At the same time, Johnson & Johnson announced Tuesday that a second shot of its vaccine could increase protection against the virus substantially.
Nassau County registered 401 new cases in test results from Monday, and Suffolk County logged 607, for a total of 1,008. Long Island has surpassed 1,000 new daily cases several times in recent weeks as the delta variant continues to spread.
As recently as June, the region’s daily total was well under 100.
Seven people died in Nassau on Monday of causes linked to the virus, and four died in Suffolk. Statewide, the COVID-19 death toll on Monday was 41.
Hospitalizations statewide increased by 69, to 2,402. Long Island’s seven-day average of positivity in testing continued to decline slightly, to 3.80%.
Gov. Kathy Hochul said vaccinating more people remains the key to stopping the pandemic. She announced 120 new pop-up vaccination sites will open throughout the state over a 12-week period in areas with low vaccination rates among people ages 12 to 17.
The state did not provide details on how many will be on Long Island.
On Long Island, young people have substantially lower vaccination rates than older people. The percentage of 12- to 15-year-olds who are fully vaccinated is 48.4% compared to the those 65 to 74, who are 95.2% vaccinated.
People who are 75 or older are 85.3% fully vaccinated.

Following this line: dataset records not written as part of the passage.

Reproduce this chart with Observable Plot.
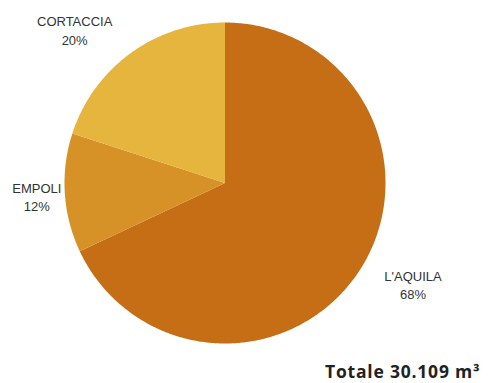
<!DOCTYPE html>
<html>
<head>
<meta charset="utf-8">
<script src="https://cdn.jsdelivr.net/npm/d3@7"></script>
<script src="https://cdn.jsdelivr.net/npm/@observablehq/plot@0.6"></script>
<style>
  html, body { margin: 0; padding: 0; background: #fff; }
  #chart svg { display: block; }
</style>
</head>
<body>
<div id="chart"></div>
<script>
const categories = ["L'AQUILA", "EMPOLI", "CORTACCIA"];
const shares = [68, 12, 20];
const totalLabel = "Totale 30.109 m³";

const palette = ["#C66E15", "#D79227", "#E5B53D"];

const pie = d3.pie().sort(null).value(d => d.share);
const slices = pie(categories.map((name, i) => ({name, share: shares[i]})));

// polygon points for each slice in unit-circle data space
const pts = [];
for (const s of slices) {
  const n = Math.max(2, Math.ceil((s.endAngle - s.startAngle) / 0.01));
  pts.push({name: s.data.name, x: 0, y: 0});
  for (let k = 0; k <= n; k++) {
    const a = s.startAngle + (s.endAngle - s.startAngle) * k / n;
    pts.push({name: s.data.name, x: Math.sin(a), y: Math.cos(a)});
  }
  pts.push({name: s.data.name, x: 0, y: 0});
}

const labelData = slices.map(s => {
  const a = (s.startAngle + s.endAngle) / 2;
  return {name: s.data.name, text: `${s.data.name}\n${s.data.share}%`, x: Math.sin(a), y: Math.cos(a)};
});
const labelOffsets = {"L'AQUILA": [52.5, 15], "EMPOLI": [-28, 3], "CORTACCIA": [-56, -23.4]};

const marks = [
  Plot.line(pts, {x: "x", y: "y", z: "name", fill: "name", stroke: "none"})
];
for (const d of labelData) {
  const [dx, dy] = labelOffsets[d.name];
  marks.push(Plot.text([d], {
    x: "x", y: "y", text: "text", dx, dy,
    fontSize: 13, lineHeight: 1.4, lineAnchor: "middle", textAnchor: "middle",
    fill: "#333", fontFamily: "Liberation Sans, Arial, sans-serif"
  }));
}
marks.push(Plot.text([totalLabel], {
  frameAnchor: "bottom-right", text: d => d, textAnchor: "end", lineAnchor: "middle",
  dx: -11, dy: -11, fontSize: 17.5, fontWeight: "bold", fill: "#222",
  fontFamily: "Open Sans, sans-serif"
}));

const chart = Plot.plot({
  width: 491,
  height: 383,
  margin: 0,
  x: {domain: [-1, 1], range: [64, 385], axis: null},
  y: {domain: [-1, 1], range: [343, 22], axis: null},
  color: {domain: categories, range: palette},
  marks
});
d3.select(chart).selectAll("text")
  .filter(function() { return this.textContent === totalLabel; })
  .style("letter-spacing", "0.8px");
document.getElementById("chart").appendChild(chart);
</script>
</body>
</html>
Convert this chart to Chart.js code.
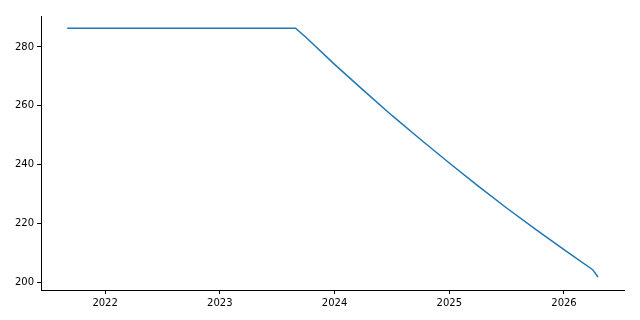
<!DOCTYPE html>
<html>
<head>
<meta charset="utf-8">
<script src="https://cdn.jsdelivr.net/npm/chart.js@4/dist/chart.umd.min.js"></script>
<style>
  html, body { margin: 0; padding: 0; background: #fff; }
  #wrap { width: 640px; height: 320px; }
</style>
</head>
<body>
<div id="wrap"><canvas id="chart" width="640" height="320"></canvas></div>
<script>
// --- Data ---
const years = [2021.67, 2023.66, 2023.75, 2024.0, 2024.25, 2024.5, 2024.75, 2025.0,
               2025.25, 2025.5, 2025.75, 2026.0, 2026.25, 2026.296];
const values = [286.4, 286.4, 283.3, 274.1, 265.3, 256.7, 248.5, 240.5,
                232.7, 225.2, 218.0, 211.0, 204.2, 201.7];
const xTicks = [2022, 2023, 2024, 2025, 2026];
const yTicks = [200, 220, 240, 260, 280];

const points = years.map((x, i) => ({ x: x, y: values[i] }));
const tickFont = { family: 'DejaVu Sans', size: 10 };

// --- Chart ---
const ctx = document.getElementById('chart').getContext('2d');
new Chart(ctx, {
    type: 'line',
    data: {
        datasets: [{
            data: points,
            borderColor: '#1f77b4',
            borderWidth: 1.5,
            pointRadius: 0,
            fill: false,
            tension: 0
        }]
    },
    options: {
        responsive: false,
        animation: false,
        layout: { padding: { left: 12, right: 16, top: 16, bottom: 8 } },
        plugins: { legend: { display: false }, tooltip: { enabled: false } },
        scales: {
            x: {
                type: 'linear',
                min: 2021.442,
                max: 2026.523,
                afterBuildTicks: (scale) => { scale.ticks = xTicks.map(v => ({ value: v })); },
                ticks: { color: '#000', font: tickFont, padding: 3, maxRotation: 0,
                         callback: (v) => String(v) },
                grid: { drawOnChartArea: false, color: '#000', tickLength: 4 },
                border: { color: '#000', width: 1 }
            },
            y: {
                min: 197.28,
                max: 290.55,
                afterBuildTicks: (scale) => { scale.ticks = yTicks.map(v => ({ value: v })); },
                ticks: { color: '#000', font: tickFont, padding: 3 },
                grid: { drawOnChartArea: false, color: '#000', tickLength: 4 },
                border: { color: '#000', width: 1 }
            }
        }
    }
});
</script>
</body>
</html>
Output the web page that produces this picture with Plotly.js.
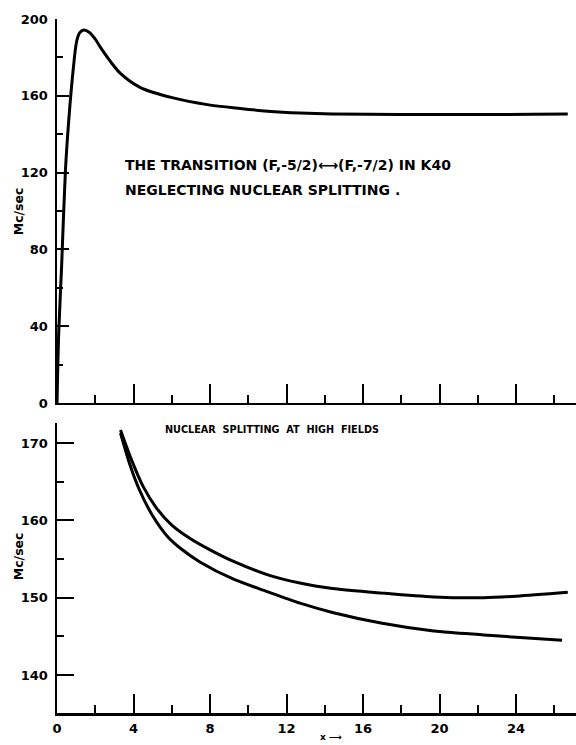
<!DOCTYPE html>
<html>
<head>
<meta charset="utf-8">
<script src="https://cdn.plot.ly/plotly-3.0.1.min.js"></script>
<style>
  html, body { margin: 0; padding: 0; background: #fff; }
  #chart { width: 576px; height: 745px; }
</style>
</head>
<body>
<div id="chart"></div>
<script>
// ---- Data ----
// Top panel: transition (F,-5/2) <-> (F,-7/2) in K40, neglecting nuclear splitting
const topX = [0, 0.09, 0.24, 0.44, 0.62, 0.85, 1.02, 1.18, 1.40, 1.7, 2.0, 2.3, 2.8, 3.3, 4.36, 6.08, 7.86, 9.58, 11.0, 12.7, 14.4, 17.9, 21.4, 24.9, 26.7];
const topY = [0, 36.5, 71, 121, 148, 174, 188, 192.8, 194.3, 193.0, 189.5, 184.8, 177.8, 171.8, 164.3, 158.9, 155.4, 153.4, 152.0, 151.0, 150.5, 150.3, 150.2, 150.4, 150.5];

// Bottom panel: nuclear splitting at high fields (two branches)
const upperX = [3.32, 3.9, 4.5, 5.2, 6.0, 7.0, 8.0, 9.23, 10.98, 12.7, 14.4, 17.0, 19.7, 22.3, 24.0, 26.7];
const upperY = [171.7, 167.8, 164.4, 161.6, 159.4, 157.6, 156.2, 154.7, 153.0, 151.9, 151.2, 150.6, 150.1, 150.0, 150.2, 150.7];
const lowerX = [3.32, 3.8, 4.3, 5.0, 5.75, 6.5, 7.49, 9.23, 10.98, 12.7, 14.4, 17.0, 19.7, 22.3, 24.0, 26.4];
const lowerY = [171.3, 167.3, 164.0, 160.6, 158.0, 156.3, 154.6, 152.4, 150.8, 149.3, 148.1, 146.7, 145.7, 145.2, 144.9, 144.5];

// Tick labels
const xTickVals = [0, 4, 8, 12, 16, 20, 24];
const topYTickVals = [0, 40, 80, 120, 160, 200];
const botYTickVals = [140, 150, 160, 170];

// Texts
const topNote1 = "THE TRANSITION (F,-5/2)\u27F7(F,-7/2) IN K40";
const topNote2 = "NEGLECTING NUCLEAR SPLITTING .";
const botNote = "NUCLEAR  SPLITTING  AT  HIGH  FIELDS";
const yTitle = "Mc/sec";
const xTitle = "x \u27F6";

// ---- Plot ----
const lineStyle = {color: '#000', width: 3, shape: 'spline', smoothing: 0.8};
const traces = [
  {x: topX, y: topY, mode: 'lines', line: lineStyle, xaxis: 'x', yaxis: 'y', hoverinfo: 'skip'},
  {x: upperX, y: upperY, mode: 'lines', line: lineStyle, xaxis: 'x2', yaxis: 'y2', hoverinfo: 'skip'},
  {x: lowerX, y: lowerY, mode: 'lines', line: lineStyle, xaxis: 'x2', yaxis: 'y2', hoverinfo: 'skip'}
];

const tickFont = {family: 'DejaVu Sans', size: 13, color: '#000', weight: 'bold'};
const noteFont = {family: 'DejaVu Sans', size: 14, color: '#000', weight: 'bold'};
const smallFont = {family: 'DejaVu Sans', size: 9.7, color: '#000', weight: 'bold'};
const yTitleFont = {family: 'DejaVu Sans', size: 12.5, color: '#000', weight: 'bold'};

const xBase = {
  range: [0, 27.13], showgrid: false, zeroline: false,
  showline: true, linecolor: '#000', linewidth: 2.5,
  ticks: 'inside', ticklen: 19, tickwidth: 2, tickcolor: '#000',
  tickvals: xTickVals, ticktext: xTickVals.map(String),
  minor: {dtick: 2, tick0: 0, ticks: 'inside', ticklen: 8, tickwidth: 2, tickcolor: '#000', showgrid: false},
  tickfont: tickFont, fixedrange: true
};

const layout = {
  width: 576, height: 745,
  margin: {l: 57, r: 0, t: 19, b: 32},
  paper_bgcolor: '#fff', plot_bgcolor: '#fff',
  showlegend: false,
  xaxis: Object.assign({}, xBase, {domain: [0, 1], anchor: 'y', showticklabels: false}),
  yaxis: {
    domain: [0.4467, 1], anchor: 'x', range: [0, 200],
    showgrid: false, zeroline: false,
    showline: true, linecolor: '#000', linewidth: 2.5,
    ticks: 'inside', ticklen: 12, tickwidth: 2, tickcolor: '#000',
    tickvals: topYTickVals, ticktext: topYTickVals.map(String),
    minor: {dtick: 20, tick0: 0, ticks: 'inside', ticklen: 6, tickwidth: 2, tickcolor: '#000', showgrid: false},
    tickfont: tickFont, ticklabelstandoff: 4, fixedrange: true
  },
  xaxis2: Object.assign({}, xBase, {domain: [0, 1], anchor: 'y2', showticklabels: true, ticklabelstandoff: 2}),
  yaxis2: {
    domain: [0, 0.4179], anchor: 'x2', range: [135.1, 172.6],
    showgrid: false, zeroline: false,
    showline: true, linecolor: '#000', linewidth: 2.5,
    ticks: 'inside', ticklen: 17, tickwidth: 2, tickcolor: '#000',
    tickvals: botYTickVals, ticktext: botYTickVals.map(String),
    minor: {dtick: 5, tick0: 135, ticks: 'inside', ticklen: 7, tickwidth: 2, tickcolor: '#000', showgrid: false},
    tickfont: tickFont, ticklabelstandoff: 4, fixedrange: true
  },
  annotations: [
    {text: topNote1, xref: 'paper', yref: 'paper', x: 0.127, y: 0.790, xanchor: 'left', yanchor: 'middle', showarrow: false, font: noteFont},
    {text: topNote2, xref: 'paper', yref: 'paper', x: 0.127, y: 0.753, xanchor: 'left', yanchor: 'middle', showarrow: false, font: noteFont},
    {text: botNote, xref: 'paper', yref: 'paper', x: 0.204, y: 0.408, xanchor: 'left', yanchor: 'middle', showarrow: false, font: smallFont},
    {text: yTitle, xref: 'paper', yref: 'paper', x: -0.075, y: 0.723, xanchor: 'center', yanchor: 'middle', textangle: -90, showarrow: false, font: yTitleFont},
    {text: yTitle, xref: 'paper', yref: 'paper', x: -0.075, y: 0.226, xanchor: 'center', yanchor: 'middle', textangle: -90, showarrow: false, font: yTitleFont},
    {text: xTitle, xref: 'paper', yref: 'paper', x: 0.528, y: -0.045, xanchor: 'center', yanchor: 'bottom', showarrow: false, font: {family: 'DejaVu Sans', size: 9, color: '#000', weight: 'bold'}}
  ]
};

Plotly.newPlot('chart', traces, layout, {displayModeBar: false, staticPlot: true});
</script>
</body>
</html>
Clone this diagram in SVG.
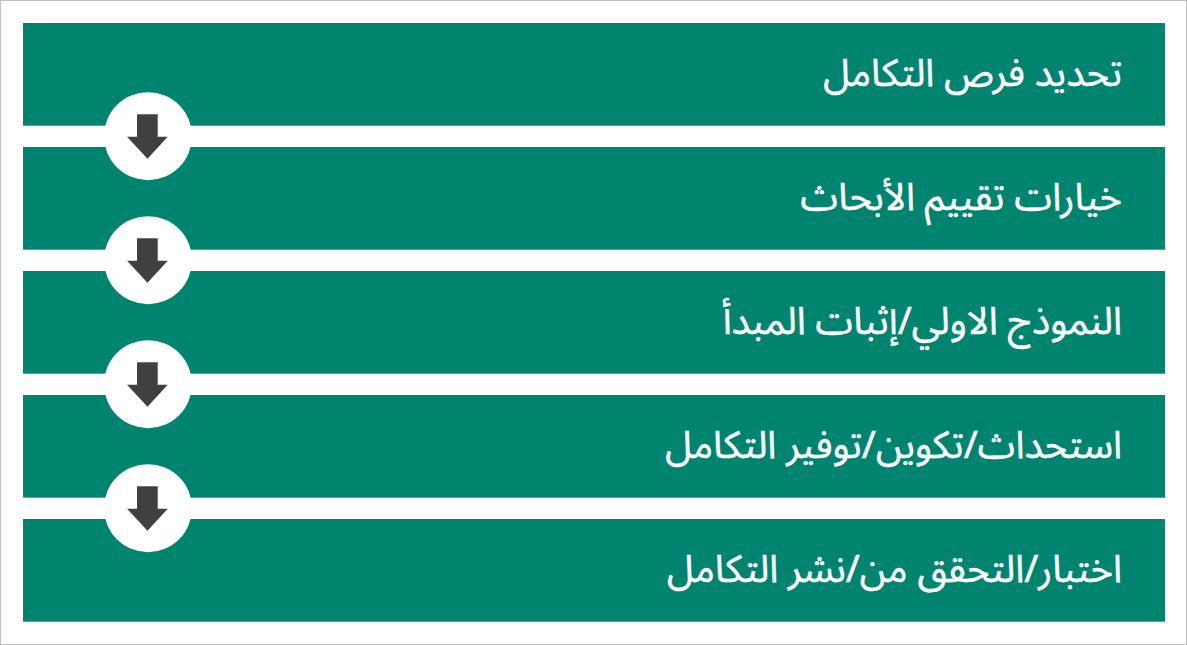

Long Island’s overall fully vaccinated rate, according to state officials, is 65.9%.
Meanwhile, researchers at Manhasset’s Feinstein Institutes for Medical Research this week administered COVID-19 booster shots to the first group of liver and kidney transplant recipients who are part of a nationwide clinical trial to study the efficacy of a third Moderna vaccine shot on that group.
The U.S. Food and Drug Administration last month authorized booster shots for organ transplant recipients and certain others for whom the vaccine may not stimulate a strong enough immune response.
But there has been only limited research and data on how effective the booster shots are in transplant recipients.
The study will help doctors understand whether the extra doses are building up immune response, and, if they are, to what degree, said Dr. Christina Brennan, vice president of clinical research at the Feinstein Institutes, which is Northwell Health’s research arm.
Participants’ blood will be measured for antibodies to the coronavirus one week, 30 days, six months and a year after receiving booster shots, Brennan said.
The results will help transplant recipients determine whether they can begin resuming some activities — such as going back to work in person — that they have avoided for fear of contracting the coronavirus, she said.
In other vaccine developments, Johnson & Johnson said Tuesday that in a clinical trial, researchers found that two doses of the vaccine delivered 94% efficacy against mild to severe COVID-19 in the United States.
That is compared to 74% efficacy with a single shot, the company said. Two shots showed 100% efficacy against severe disease, although that estimate had a wide range of uncertainty.